Spirits Aged Under Three Years

By law, Scotch whisky must be aged in oak barrels for at least three years. However, some distilleries have been producing spirits using the same base as whisky - malted barley or grain - but aged for a shorter period. These spirits, often referred to as "New Make" or "Spirit Drinks," provide a glimpse into the raw character of the distillery’s output before the maturation process imparts additional flavours and complexity. Although they lack the depth and nuance of traditionally aged whisky, these spirits showcase the pure, unadulterated flavours of the malt or grain and the distillery's character.

Botanical Spirits

Drawing inspiration from the world of gin, some Scottish distilleries are experimenting with botanical spirits. These are made by redistilling whisky with botanicals or by infusing botanicals during the maturation process.

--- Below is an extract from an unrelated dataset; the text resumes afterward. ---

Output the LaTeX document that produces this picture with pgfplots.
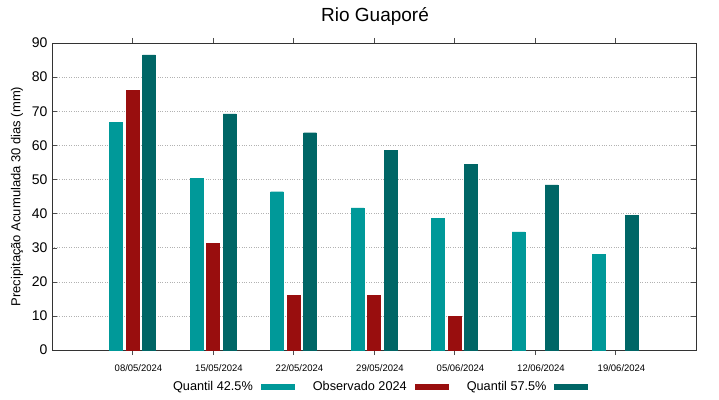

The result is a spirit that marries the rich, earthy tones of whisky with the aromatic, herbal qualities of botanicals. These can include traditional gin botanicals like juniper, coriander, and citrus peel or locally sourced Scottish herbs and plants, providing a new level of flavour experimentation.

Whisky Liqueurs

Whisky liqueurs have been part of Scottish tradition for centuries, combining whisky with honey, herbs, spices, and other sweeteners. These liqueurs, such as Drambuie and Glayva, are sweeter and lower in alcohol content than traditional whisky and can be enjoyed neat, on the rocks, or as part of various cocktails. They offer a rich tapestry of flavours, from sweet and herbal to spicy and complex, making them accessible even to those who might not typically enjoy straight whisky.

Finished Spirits

Some Scottish spirits undergo a process called finishing, where they are transferred to a second cask previously used for maturing other wines or spirits. While this is common in whisky production, some distilleries are pushing boundaries by using casks from a wide array of different sources, such as rum, tequila, or unusual wine varieties. These spirits, though based on whisky, take on a character so distinctly different from their origin that they become a category of their own, often surprising connoisseurs with their unexpected flavour profiles.

Hybrid Spirits

Hybrid spirits involve blending Scotch with other spirits or even with fermented products. Examples include spirits that blend Scotch whisky with rum or bourbon, creating a product that has characteristics of both. These hybrids are a testament to the innovative spirit of modern distilleries, breaking down traditional barriers to create new, exciting flavours.The landscape of Scotch-based spirits is as diverse as it is exciting. These products reflect a willingness among distillers to experiment and push the boundaries of traditional whisky-making, offering consumers an expansive palette of tastes and experiences. While they may not meet the strict legal definitions of Scotch whisky, they carry forward Scotland’s legacy of distillation and contribute richly to its celebrated spirits culture.